Nosso Grupo de Cariologia pesquisou uma técnica mais conservadora de escavação dentinária realizada em uma única sessão para dentes permanentes, chamada de remoção parcial de tecido cariado (RPTC). Neste tratamento, a dentina cariada é completamente removida das paredes da cavidade, com exceção da parede pulpar, na qual apenas a dentina necrótica e desorganizada é removida. Quando a dentina assume maior consistência e resistência ao corte, a escavação é interrompida e a cavidade é restaurada. Uma série de publicações nossas (Maltz et al., 2002; Oliveira et al., 2006; Maltz et al., 2007; Maltz et al., 2011) têm demonstrado que a RPTC em lesões profundas de cárie é uma alternativa viável para preservar a vitalidade pulpar. Após 10 anos de acompanhamento, a taxa global de sucesso foi de 62%, incluindo as falhas relativas ao material e à técnica restauradora. Quando somente o desfecho de vitalidade pulpar é analisado, a taxa de sucesso passa a ser de 80%. Radiograficamente há um aumento na radiopacidade da dentina cariada deixada sob a restauração, indicando ganho mineral com o tempo (Alves et al., 2010). O número de micro-organismos é reduzido após o selamento da cavidade (Maltz et al., 2002), alcançando níveis usualmente encontrados em cavidades nas quais a remoção completa de tecido cariado foi realizada (Maltz et al 2012).

A fim de gerar um maior nível de evidência sobre a RPTC, um ensaio clínico randomizado controlado multicêntrico foi realizado com o objetivo de comparar a efetividade do tratamento expectante e da remoção parcial de tecido cariado em uma sessão para lesões profundas de cárie (Maltz et al, 2012; Maltz et al. 2013).

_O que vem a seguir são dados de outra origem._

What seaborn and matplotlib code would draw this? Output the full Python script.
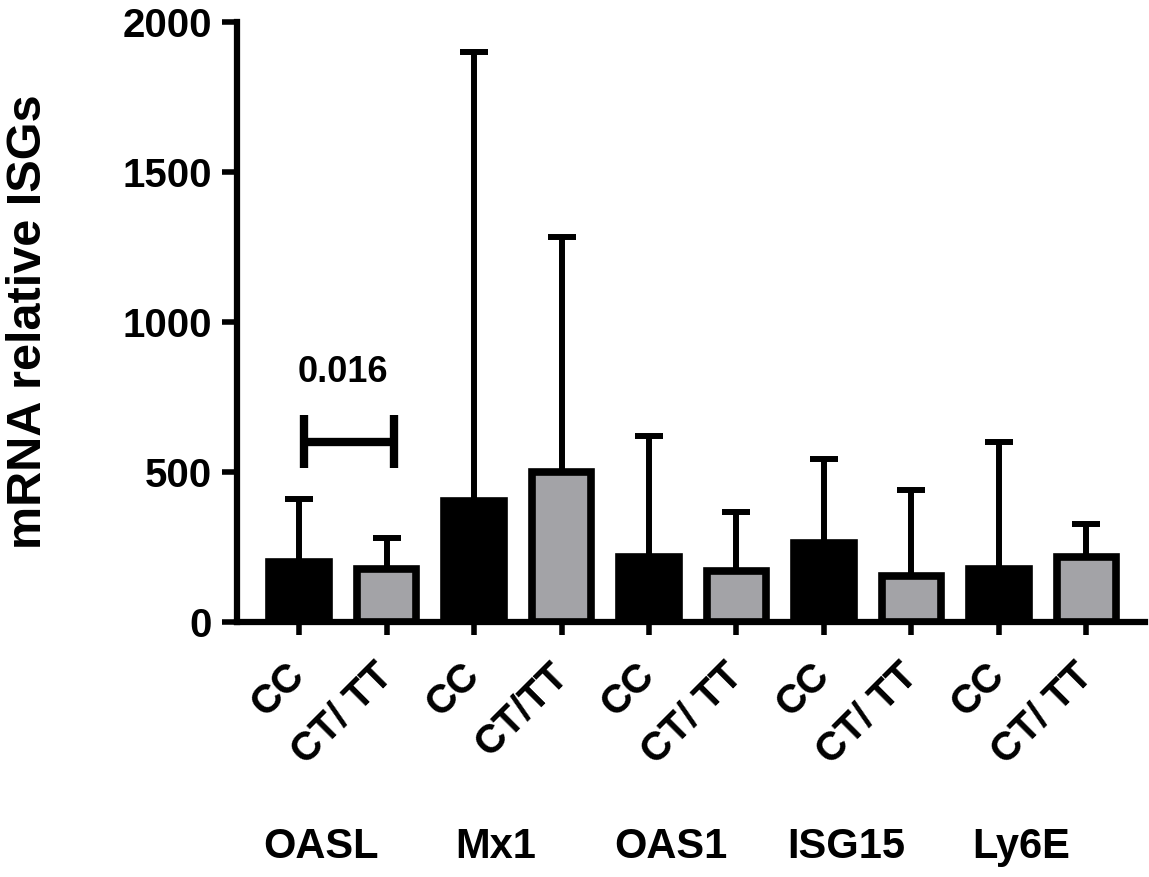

Os tratamentos foram realizados em serviços públicos de saúde e universidades de Brasília (DF) e de Porto Alegre (RS). Foram incluídos 232 pacientes com 299 lesões de cárie profundas em molares permanentes com idade de 9 a 53 anos que apresentassem sinais clínicos e radiográficos de vitalidade pulpar. Após três anos de acompanhamento, 213 dentes foram reavaliados e as taxas de sucesso (manutenção da vitalidade pulpar) foram de 91% no grupo que recebeu remoção parcial de dentina cariada e restauração em sessão única e de 69% no grupo que recebeu o tratamento expectante (p<0,005) (Maltz et al, 2012). O sucesso dos tratamentos não mostrou correlação com a idade dos indivíduos, com o tipo de material restaurador utilizado (amálgama ou resina composta), nem com o nível socioeconômico dos pacientes. Os tratamentos foram avaliados, ainda, em sua relação de custo-efetividade, mostrando uma economia de 68% da RPTC em relação ao tratamento expectante.

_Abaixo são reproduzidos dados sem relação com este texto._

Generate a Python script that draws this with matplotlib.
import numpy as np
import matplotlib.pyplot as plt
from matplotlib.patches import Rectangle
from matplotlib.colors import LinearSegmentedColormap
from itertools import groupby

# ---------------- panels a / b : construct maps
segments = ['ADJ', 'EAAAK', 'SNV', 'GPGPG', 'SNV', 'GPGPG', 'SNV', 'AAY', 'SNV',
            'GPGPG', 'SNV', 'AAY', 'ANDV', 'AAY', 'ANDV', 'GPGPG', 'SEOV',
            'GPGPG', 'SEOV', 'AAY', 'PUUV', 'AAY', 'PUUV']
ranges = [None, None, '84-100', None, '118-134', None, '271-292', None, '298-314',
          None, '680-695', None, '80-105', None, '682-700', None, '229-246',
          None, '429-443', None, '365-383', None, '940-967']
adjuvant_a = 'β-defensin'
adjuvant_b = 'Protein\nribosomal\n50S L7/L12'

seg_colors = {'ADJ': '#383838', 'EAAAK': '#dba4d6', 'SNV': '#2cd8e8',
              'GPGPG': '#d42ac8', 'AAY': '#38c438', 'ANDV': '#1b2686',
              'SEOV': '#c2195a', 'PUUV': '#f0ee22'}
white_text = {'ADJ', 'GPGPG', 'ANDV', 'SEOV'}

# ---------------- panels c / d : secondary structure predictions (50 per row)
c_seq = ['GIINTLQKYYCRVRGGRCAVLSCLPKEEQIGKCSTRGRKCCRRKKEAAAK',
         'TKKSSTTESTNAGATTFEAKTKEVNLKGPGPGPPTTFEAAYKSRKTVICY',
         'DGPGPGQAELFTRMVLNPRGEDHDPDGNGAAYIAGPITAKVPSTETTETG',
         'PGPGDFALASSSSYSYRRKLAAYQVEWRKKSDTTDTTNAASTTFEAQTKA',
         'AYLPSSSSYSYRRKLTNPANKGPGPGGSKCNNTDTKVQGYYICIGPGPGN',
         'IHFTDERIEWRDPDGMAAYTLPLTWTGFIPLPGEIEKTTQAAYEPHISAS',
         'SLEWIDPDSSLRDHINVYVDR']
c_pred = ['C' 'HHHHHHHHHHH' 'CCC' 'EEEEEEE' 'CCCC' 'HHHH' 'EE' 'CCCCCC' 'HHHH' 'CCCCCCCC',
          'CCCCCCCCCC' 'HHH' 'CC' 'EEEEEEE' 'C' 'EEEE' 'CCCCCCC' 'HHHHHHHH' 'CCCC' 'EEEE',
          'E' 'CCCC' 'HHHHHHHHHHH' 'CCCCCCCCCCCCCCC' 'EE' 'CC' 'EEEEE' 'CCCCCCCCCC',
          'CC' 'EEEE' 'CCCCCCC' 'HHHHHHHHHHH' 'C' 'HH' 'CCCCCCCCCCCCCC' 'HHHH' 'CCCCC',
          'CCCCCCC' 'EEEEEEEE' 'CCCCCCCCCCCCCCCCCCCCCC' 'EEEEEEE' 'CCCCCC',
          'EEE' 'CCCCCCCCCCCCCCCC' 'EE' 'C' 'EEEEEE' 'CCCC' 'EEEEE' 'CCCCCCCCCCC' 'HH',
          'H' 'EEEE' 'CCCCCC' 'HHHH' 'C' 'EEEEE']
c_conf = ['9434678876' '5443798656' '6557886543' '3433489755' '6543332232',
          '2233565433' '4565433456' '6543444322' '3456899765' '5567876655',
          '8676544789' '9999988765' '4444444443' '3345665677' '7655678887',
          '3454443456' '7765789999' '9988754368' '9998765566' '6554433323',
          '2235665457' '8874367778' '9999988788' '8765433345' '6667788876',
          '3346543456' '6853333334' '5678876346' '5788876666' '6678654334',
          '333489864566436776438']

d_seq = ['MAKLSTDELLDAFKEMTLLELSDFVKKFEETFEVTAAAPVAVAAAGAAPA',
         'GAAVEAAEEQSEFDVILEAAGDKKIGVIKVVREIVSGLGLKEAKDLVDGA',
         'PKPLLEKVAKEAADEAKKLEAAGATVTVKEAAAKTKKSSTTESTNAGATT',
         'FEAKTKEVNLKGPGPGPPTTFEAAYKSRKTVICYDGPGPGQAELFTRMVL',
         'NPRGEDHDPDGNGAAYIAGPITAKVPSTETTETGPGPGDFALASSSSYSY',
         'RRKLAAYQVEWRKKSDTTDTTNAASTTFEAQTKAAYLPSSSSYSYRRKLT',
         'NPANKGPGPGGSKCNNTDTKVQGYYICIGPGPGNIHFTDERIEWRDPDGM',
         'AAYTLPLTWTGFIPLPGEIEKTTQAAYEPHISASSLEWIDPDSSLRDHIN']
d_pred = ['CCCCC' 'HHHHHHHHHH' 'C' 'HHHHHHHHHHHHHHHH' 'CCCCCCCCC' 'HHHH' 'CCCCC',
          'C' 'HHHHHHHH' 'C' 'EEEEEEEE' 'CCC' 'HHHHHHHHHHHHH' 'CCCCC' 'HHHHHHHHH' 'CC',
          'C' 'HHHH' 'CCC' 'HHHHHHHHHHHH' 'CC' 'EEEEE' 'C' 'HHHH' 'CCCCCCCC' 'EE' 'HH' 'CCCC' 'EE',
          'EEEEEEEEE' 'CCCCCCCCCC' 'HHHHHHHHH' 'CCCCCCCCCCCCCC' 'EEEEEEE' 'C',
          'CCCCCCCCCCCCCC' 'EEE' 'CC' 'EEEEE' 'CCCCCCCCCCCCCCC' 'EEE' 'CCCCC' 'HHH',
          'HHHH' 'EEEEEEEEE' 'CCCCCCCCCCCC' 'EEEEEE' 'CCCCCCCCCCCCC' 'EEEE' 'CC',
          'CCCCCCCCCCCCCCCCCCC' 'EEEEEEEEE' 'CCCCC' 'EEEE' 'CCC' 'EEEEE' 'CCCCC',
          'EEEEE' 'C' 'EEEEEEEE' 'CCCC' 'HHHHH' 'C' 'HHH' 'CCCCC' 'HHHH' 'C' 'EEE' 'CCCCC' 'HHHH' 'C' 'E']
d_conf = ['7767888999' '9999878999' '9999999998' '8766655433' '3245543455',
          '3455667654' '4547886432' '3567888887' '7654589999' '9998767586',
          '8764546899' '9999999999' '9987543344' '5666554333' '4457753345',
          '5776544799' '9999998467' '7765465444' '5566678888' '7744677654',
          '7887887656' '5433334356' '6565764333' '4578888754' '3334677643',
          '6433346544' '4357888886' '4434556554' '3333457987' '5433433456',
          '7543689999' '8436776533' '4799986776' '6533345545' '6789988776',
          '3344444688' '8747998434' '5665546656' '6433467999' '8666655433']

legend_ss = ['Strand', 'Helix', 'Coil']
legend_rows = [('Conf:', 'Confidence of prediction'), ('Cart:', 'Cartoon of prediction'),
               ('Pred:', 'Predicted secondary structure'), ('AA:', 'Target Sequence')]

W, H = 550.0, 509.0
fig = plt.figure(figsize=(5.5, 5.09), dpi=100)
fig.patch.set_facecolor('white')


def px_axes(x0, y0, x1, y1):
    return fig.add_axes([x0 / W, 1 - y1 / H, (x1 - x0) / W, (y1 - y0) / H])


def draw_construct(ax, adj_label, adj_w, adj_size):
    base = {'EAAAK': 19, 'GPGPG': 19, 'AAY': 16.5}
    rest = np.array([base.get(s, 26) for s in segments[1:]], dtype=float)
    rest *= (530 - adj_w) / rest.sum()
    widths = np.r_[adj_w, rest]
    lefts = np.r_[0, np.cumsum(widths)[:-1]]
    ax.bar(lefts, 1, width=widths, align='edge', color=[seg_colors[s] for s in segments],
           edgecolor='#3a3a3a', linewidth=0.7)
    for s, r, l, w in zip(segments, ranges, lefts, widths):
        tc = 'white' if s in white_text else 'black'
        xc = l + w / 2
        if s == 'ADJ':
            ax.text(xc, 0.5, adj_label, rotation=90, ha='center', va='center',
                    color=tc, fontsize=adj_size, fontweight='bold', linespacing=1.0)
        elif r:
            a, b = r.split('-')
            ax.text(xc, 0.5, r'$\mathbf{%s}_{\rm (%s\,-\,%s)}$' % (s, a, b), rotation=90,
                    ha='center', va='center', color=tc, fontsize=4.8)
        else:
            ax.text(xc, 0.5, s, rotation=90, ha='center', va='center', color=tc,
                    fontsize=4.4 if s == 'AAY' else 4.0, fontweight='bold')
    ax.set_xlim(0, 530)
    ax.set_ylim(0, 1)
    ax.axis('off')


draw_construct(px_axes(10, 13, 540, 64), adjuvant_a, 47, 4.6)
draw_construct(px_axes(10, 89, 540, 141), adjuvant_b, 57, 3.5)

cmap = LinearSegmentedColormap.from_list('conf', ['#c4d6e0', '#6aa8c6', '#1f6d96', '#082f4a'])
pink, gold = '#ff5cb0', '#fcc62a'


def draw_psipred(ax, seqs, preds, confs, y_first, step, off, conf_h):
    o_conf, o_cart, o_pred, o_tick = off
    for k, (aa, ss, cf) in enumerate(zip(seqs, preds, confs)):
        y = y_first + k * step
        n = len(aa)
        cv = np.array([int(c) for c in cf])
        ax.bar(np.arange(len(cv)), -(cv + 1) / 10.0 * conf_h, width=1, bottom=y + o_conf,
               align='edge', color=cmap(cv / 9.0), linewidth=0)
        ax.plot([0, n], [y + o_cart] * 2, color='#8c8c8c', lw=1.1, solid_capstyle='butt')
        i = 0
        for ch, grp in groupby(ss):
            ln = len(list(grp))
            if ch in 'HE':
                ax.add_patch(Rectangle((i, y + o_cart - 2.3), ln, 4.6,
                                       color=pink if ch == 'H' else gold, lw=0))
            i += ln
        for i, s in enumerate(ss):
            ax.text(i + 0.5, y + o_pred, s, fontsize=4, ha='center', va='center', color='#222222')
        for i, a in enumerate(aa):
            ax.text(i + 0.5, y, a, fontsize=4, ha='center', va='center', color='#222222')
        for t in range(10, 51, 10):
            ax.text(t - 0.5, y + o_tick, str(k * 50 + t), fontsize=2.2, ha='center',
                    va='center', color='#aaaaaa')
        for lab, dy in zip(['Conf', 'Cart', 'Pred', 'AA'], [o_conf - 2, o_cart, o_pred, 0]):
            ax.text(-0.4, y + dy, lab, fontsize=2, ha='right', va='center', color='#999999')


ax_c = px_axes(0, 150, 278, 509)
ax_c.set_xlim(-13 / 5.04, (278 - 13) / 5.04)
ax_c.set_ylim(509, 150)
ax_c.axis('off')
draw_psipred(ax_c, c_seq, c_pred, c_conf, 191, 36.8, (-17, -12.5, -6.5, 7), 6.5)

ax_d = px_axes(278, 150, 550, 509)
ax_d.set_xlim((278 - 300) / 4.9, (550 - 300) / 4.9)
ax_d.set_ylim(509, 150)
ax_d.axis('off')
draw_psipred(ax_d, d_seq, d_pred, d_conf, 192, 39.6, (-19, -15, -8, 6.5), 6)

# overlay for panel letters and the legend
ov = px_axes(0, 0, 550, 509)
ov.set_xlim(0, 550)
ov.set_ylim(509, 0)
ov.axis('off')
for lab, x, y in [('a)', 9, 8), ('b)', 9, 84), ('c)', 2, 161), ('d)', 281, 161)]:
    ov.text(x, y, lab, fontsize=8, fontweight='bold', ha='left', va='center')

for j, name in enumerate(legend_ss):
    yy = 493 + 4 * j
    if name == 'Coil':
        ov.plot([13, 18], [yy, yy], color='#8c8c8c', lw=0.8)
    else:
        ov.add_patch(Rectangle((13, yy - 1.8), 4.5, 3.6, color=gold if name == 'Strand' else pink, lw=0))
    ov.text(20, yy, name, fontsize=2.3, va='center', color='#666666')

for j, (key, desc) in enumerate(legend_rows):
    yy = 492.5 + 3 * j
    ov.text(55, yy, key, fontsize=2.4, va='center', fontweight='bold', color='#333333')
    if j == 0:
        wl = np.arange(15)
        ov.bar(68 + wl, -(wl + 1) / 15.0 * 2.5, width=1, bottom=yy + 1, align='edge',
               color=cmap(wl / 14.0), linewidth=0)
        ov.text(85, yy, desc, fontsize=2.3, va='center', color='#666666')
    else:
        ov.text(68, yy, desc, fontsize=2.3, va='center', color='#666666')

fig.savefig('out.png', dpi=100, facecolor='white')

A menor taxa de sucesso do tratamento expectante levou à realização de uma análise de subgrupo, na qual os dados dos tratamentos realizados de forma completa (comparecimento do paciente às duas consultas no tempo esperado) foram comparados aos tratamentos realizados de forma incompleta (não retorno do paciente no período de tempo correto para conclusão do tratamento). Nessa análise, a taxa de sucesso do tratamento expectante completo foi de 88% enquanto a taxa do tratamento incompleto foi de 13% após três anos. Este resultado evidencia a principal desvantagem do tratamento expectante em relação a RPTC: a necessidade de duas consultas para realização do tratamento, com altos índices de não retorno do paciente.

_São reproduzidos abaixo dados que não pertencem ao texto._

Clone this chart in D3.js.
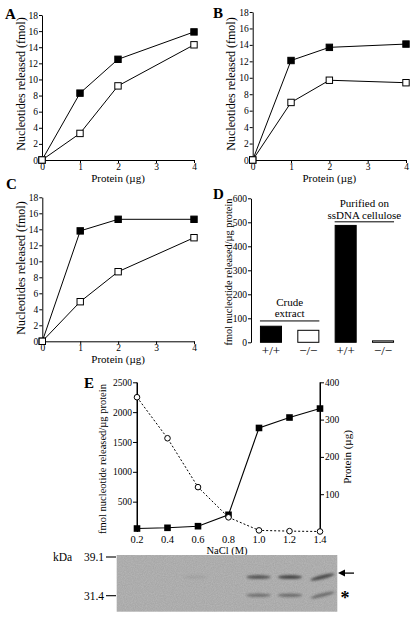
<!DOCTYPE html>
<html><head><meta charset="utf-8">
<script src="https://cdn.jsdelivr.net/npm/d3@7"></script>
<style>
body{margin:0;background:#fff;}
svg{display:block;font-family:"Liberation Serif","Times New Roman",serif;}
</style></head>
<body><svg id="c" width="414" height="617"></svg>
<script>
// ---------- data ----------
const proteinX = [0, 1, 2, 4];
const aFilled = [0, 8.3, 12.5, 15.9];
const aOpen   = [0, 3.3, 9.2, 14.3];
const bFilled = [0, 12.1, 13.7, 14.1];
const bOpen   = [0, 7.0, 9.7, 9.4];
const cFilled = [0, 13.8, 15.25, 15.25];
const cOpen   = [0, 4.95, 8.7, 12.95];
const yTicksABC = [0, 2, 4, 6, 8, 10, 12, 14, 16, 18];
const xTicksABC = [0, 1, 2, 3, 4];

const dCategories = ["cr+", "cr-", "pu+", "pu-"];
const dLabels = ["+/+", "\u2212/\u2212", "+/+", "\u2212/\u2212"];
const dValues = [67, 50, 487, 6];
const dFilled = [true, false, true, false];
const dTicks = [0, 100, 200, 300, 400, 500, 600];

const nacl = [0.2, 0.4, 0.6, 0.8, 1.0, 1.2, 1.4];
const eActivity = [50, 62, 89, 280, 1735, 1910, 2060];
const eProtein = [360, 250, 119, 38, 3, 1, 0];
const eLeftTicks = [500, 1000, 1500, 2000, 2500];
const eRightTicks = [100, 200, 300, 400];

const gelMarkers = [39.1, 31.4];
const gelUpper = [0, 0, 0.06, 0, 0.72, 0.85, 0.8];   // band intensity ~35 kDa
const gelLower = [0, 0, 0, 0, 0.5, 0.55, 0.55];      // band intensity ~31.5 kDa
const upperKDa = 35.1, lowerKDa = 31.5;

// ---------- drawing ----------
const svg = d3.select("#c");
svg.append("rect").attr("width",414).attr("height",617).attr("fill","#fff");
const intFmt = d3.format("d");

function styleAxis(g){
  g.attr("font-family",null);
  g.selectAll("path,line").attr("stroke","#000").attr("stroke-width",1);
  g.selectAll("text").attr("fill","#000").style("font-family","'Liberation Serif', serif").style("font-size","9.5px");
}

function panelLetter(t,x,y){
  svg.append("text").attr("x",x).attr("y",y).text(t)
    .style("font-size","15px").style("font-weight","bold").attr("fill","#000");
}

function linePanel(letter, xr, yr, filled, open, lx, ly, letterPos){
  const x = d3.scaleLinear().domain([0,4]).range(xr);
  const y = d3.scaleLinear().domain([0,18]).range(yr);
  const g = svg.append("g");
  g.append("g").attr("transform",`translate(0,${yr[0]})`)
    .call(d3.axisBottom(x).tickValues(xTicksABC).tickFormat(intFmt).tickSize(3).tickSizeOuter(0).tickPadding(0)).call(styleAxis);
  g.append("g").attr("transform",`translate(${xr[0]},0)`)
    .call(d3.axisLeft(y).tickValues(yTicksABC).tickFormat(intFmt).tickSize(3).tickSizeOuter(0).tickPadding(1)).call(styleAxis);
  const line = d3.line().x((d,i)=>x(proteinX[i])).y(d=>y(d));
  [filled, open].forEach(s=>{
    g.append("path").datum(s).attr("d",line).attr("fill","none").attr("stroke","#000").attr("stroke-width",1);
  });
  [[filled,"#000"],[open,"#fff"]].forEach(([s,f])=>{
    g.selectAll(null).data(s).enter().append("rect")
      .attr("x",(d,i)=>x(proteinX[i])-3.2).attr("y",d=>y(d)-3.2)
      .attr("width",6.4).attr("height",6.4).attr("fill",f).attr("stroke","#000").attr("stroke-width",1);
  });
  g.append("text").attr("transform",`translate(${lx},${ly}) rotate(-90)`).attr("text-anchor","middle")
    .style("font-size","12px").text("Nucleotides released (fmol)");
  g.append("text").attr("x",(xr[0]+xr[1])/2).attr("y",yr[0]+21.5).attr("text-anchor","middle")
    .style("font-size","11px").text("Protein (\u00b5g)");
  panelLetter(letter, letterPos[0], letterPos[1]);
}

linePanel("A",[42,194],[160,15],aFilled,aOpen,25,84,[5,18.5]);
linePanel("B",[252.7,406],[160,12],bFilled,bOpen,235,84,[213,17.5]);
linePanel("C",[42.3,194],[341.3,197.3],cFilled,cOpen,25,268,[6,188.5]);

// ---------- D ----------
{
  const y = d3.scaleLinear().domain([0,600]).range([342.3,198.3]);
  const x = d3.scaleBand().domain(dCategories).range([251,403]).paddingInner(0.41).paddingOuter(0.24);
  const g = svg.append("g");
  g.append("g").attr("transform","translate(251,0)")
    .call(d3.axisLeft(y).tickValues(dTicks).tickFormat(intFmt).tickSize(3).tickSizeOuter(0).tickPadding(1)).call(styleAxis);
  g.selectAll(null).data(dValues).enter().append("rect")
    .attr("x",(d,i)=>x(dCategories[i])+0.5).attr("y",d=>y(d))
    .attr("width",x.bandwidth()-1).attr("height",d=>y(0)-y(d))
    .attr("fill",(d,i)=>dFilled[i]?"#000":"#fff").attr("stroke","#000").attr("stroke-width",1);
  g.selectAll(null).data(dLabels).enter().append("text")
    .attr("x",(d,i)=>x(dCategories[i])+x.bandwidth()/2).attr("y",y(0)+12.5)
    .attr("text-anchor","middle").style("font-size","13px").text(d=>d);
  const crudeL = x("cr+"), crudeR = x("cr-")+x.bandwidth();
  const purL = x("pu+"), purR = x("pu-")+x.bandwidth();
  g.append("line").attr("x1",crudeL).attr("x2",crudeR).attr("y1",y(89)).attr("y2",y(89)).attr("stroke","#000");
  g.append("text").attr("x",(crudeL+crudeR)/2).attr("y",y(153)).attr("text-anchor","middle").style("font-size","11px").text("Crude");
  g.append("text").attr("x",(crudeL+crudeR)/2).attr("y",y(105)).attr("text-anchor","middle").style("font-size","11px").text("extract");
  g.append("line").attr("x1",purL).attr("x2",purR).attr("y1",y(502)).attr("y2",y(502)).attr("stroke","#000");
  g.append("text").attr("x",(purL+purR)/2).attr("y",y(564)).attr("text-anchor","middle").style("font-size","11px").text("Purified on");
  g.append("text").attr("x",(purL+purR)/2).attr("y",y(514)).attr("text-anchor","middle").style("font-size","11px").text("ssDNA cellulose");
  g.append("text").attr("transform","translate(232,272) rotate(-90)").attr("text-anchor","middle")
    .style("font-size","10.3px").text("fmol nucleotide released/\u00b5g protein");
  panelLetter("D",213,198.5);
}

// ---------- E ----------
{
  const x = d3.scaleLinear().domain([0.2,1.4]).range([137,320]);
  const yL = d3.scaleLinear().domain([0,2500]).range([531.5,382.3]);
  const yR = d3.scaleLinear().domain([0,400]).range([531.5,382.3]);
  const g = svg.append("g");
  g.append("g").attr("transform","translate(137,0)")
    .call(d3.axisLeft(yL).tickValues(eLeftTicks).tickFormat(intFmt).tickSize(4).tickSizeOuter(0).tickPadding(1)).call(styleAxis);
  g.append("line").attr("x1",137).attr("x2",137).attr("y1",yL(0)).attr("y2",yL(2500)).attr("stroke","#000");
  g.append("g").attr("transform","translate(320,0)")
    .call(d3.axisRight(yR).tickValues(eRightTicks).tickFormat(intFmt).tickSize(4).tickSizeOuter(0).tickPadding(1)).call(styleAxis);
  g.append("line").attr("x1",320).attr("x2",320).attr("y1",yR(0)).attr("y2",yR(400)).attr("stroke","#000");
  g.selectAll(null).data(nacl).enter().append("text")
    .attr("x",d=>x(d)).attr("y",yL(0)+11.5).attr("text-anchor","middle").style("font-size","10.5px")
    .text(d=>d3.format(".1f")(d));
  g.append("text").attr("x",227).attr("y",553.5).attr("text-anchor","middle").style("font-size","10.5px").text("NaCl (M)");
  g.append("path").datum(eProtein).attr("d",d3.line().x((d,i)=>x(nacl[i])).y(d=>yR(d)))
    .attr("fill","none").attr("stroke","#000").attr("stroke-width",1).attr("stroke-dasharray","2,2");
  g.append("path").datum(eActivity).attr("d",d3.line().x((d,i)=>x(nacl[i])).y(d=>yL(d)))
    .attr("fill","none").attr("stroke","#000").attr("stroke-width",1.1);
  g.selectAll(null).data(eActivity).enter().append("rect")
    .attr("x",(d,i)=>x(nacl[i])-3.3).attr("y",d=>yL(d)-3.3).attr("width",6.6).attr("height",6.6).attr("fill","#000");
  g.selectAll(null).data(eProtein).enter().append("circle")
    .attr("cx",(d,i)=>x(nacl[i])).attr("cy",d=>yR(d)).attr("r",2.8)
    .attr("fill","#fff").attr("stroke","#000").attr("stroke-width",1);
  g.append("text").attr("transform","translate(106,459) rotate(-90)").attr("text-anchor","middle")
    .style("font-size","10.5px").text("fmol nucleotide released/\u00b5g protein");
  g.append("text").attr("transform","translate(351,457) rotate(-90)").attr("text-anchor","middle")
    .style("font-size","11px").text("Protein (\u00b5g)");
  panelLetter("E",84,388);

  // ---------- gel ----------
  const lanes = d3.scaleBand().domain(nacl).range([116.7,337.3]).paddingInner(0.28).paddingOuter(0.14);
  const yK = d3.scaleLinear().domain([39.1,31.4]).range([557,595.7]);
  const defs = svg.append("defs");
  defs.append("filter").attr("id","blur").append("feGaussianBlur").attr("stdDeviation",1.1);
  defs.append("filter").attr("id","noise").call(f=>{
    f.append("feTurbulence").attr("type","fractalNoise").attr("baseFrequency",0.9).attr("numOctaves",2).attr("seed",3);
    f.append("feColorMatrix").attr("type","matrix").attr("values","0 0 0 0 0  0 0 0 0 0  0 0 0 0 0  0 0 0 0.12 0");
    f.append("feComposite").attr("in2","SourceGraphic").attr("operator","in");
  });
  g.append("rect").attr("x",116.7).attr("y",555).attr("width",337.3-116.7).attr("height",611.7-555).attr("fill","#b8b8b8");
  g.append("rect").attr("x",116.7).attr("y",555).attr("width",337.3-116.7).attr("height",611.7-555).attr("fill","#b8b8b8").attr("filter","url(#noise)");
  const bands = g.append("g").attr("filter","url(#blur)");
  [[gelUpper,upperKDa,4],[gelLower,lowerKDa,3.6]].forEach(([arr,kd,h])=>{
    bands.selectAll(null).data(arr).enter().append("ellipse")
      .attr("cx",(d,i)=>lanes(nacl[i])+lanes.bandwidth()/2)
      .attr("cy",yK(kd))
      .attr("rx",lanes.bandwidth()/2+1).attr("ry",h/2)
      .attr("fill","#3a3a3a").attr("opacity",d=>d)
      .attr("transform",(d,i)=>i===6?`rotate(-14 ${lanes(nacl[i])+lanes.bandwidth()/2} ${yK(kd)-4})`:null);
  });
  gelMarkers.forEach(m=>{
    g.append("line").attr("x1",106).attr("x2",116).attr("y1",yK(m)).attr("y2",yK(m)).attr("stroke","#000").attr("stroke-width",1.1);
    g.append("text").attr("x",104).attr("y",yK(m)+4).attr("text-anchor","end").style("font-size","11.5px").text(m.toFixed(1));
  });
  g.append("text").attr("x",53).attr("y",yK(39.1)+4).style("font-size","11.5px").text("kDa");
  const ay = yK(upperKDa)-4;
  g.append("line").attr("x1",343).attr("x2",354).attr("y1",ay).attr("y2",ay).attr("stroke","#000").attr("stroke-width",1.3);
  g.append("path").attr("d",`M338,${ay} L345,${ay-3.5} L345,${ay+3.5} Z`).attr("fill","#000");
  g.append("text").attr("x",345).attr("y",yK(lowerKDa)+9).attr("text-anchor","middle")
    .style("font-size","18px").style("font-weight","bold").text("*");
}
</script></body></html>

Assim, o conjunto de todas as evidências discutidas indica que a remoção parcial de tecido cariado pode ser realizada de forma definitiva em uma única sessão em dentes permanentes, tornando a reabertura da cavidade e escavação final desnecessárias. A manutenção de dentina cariada não interfere na manutenção da vitalidade pulpar e longevidade da restauração.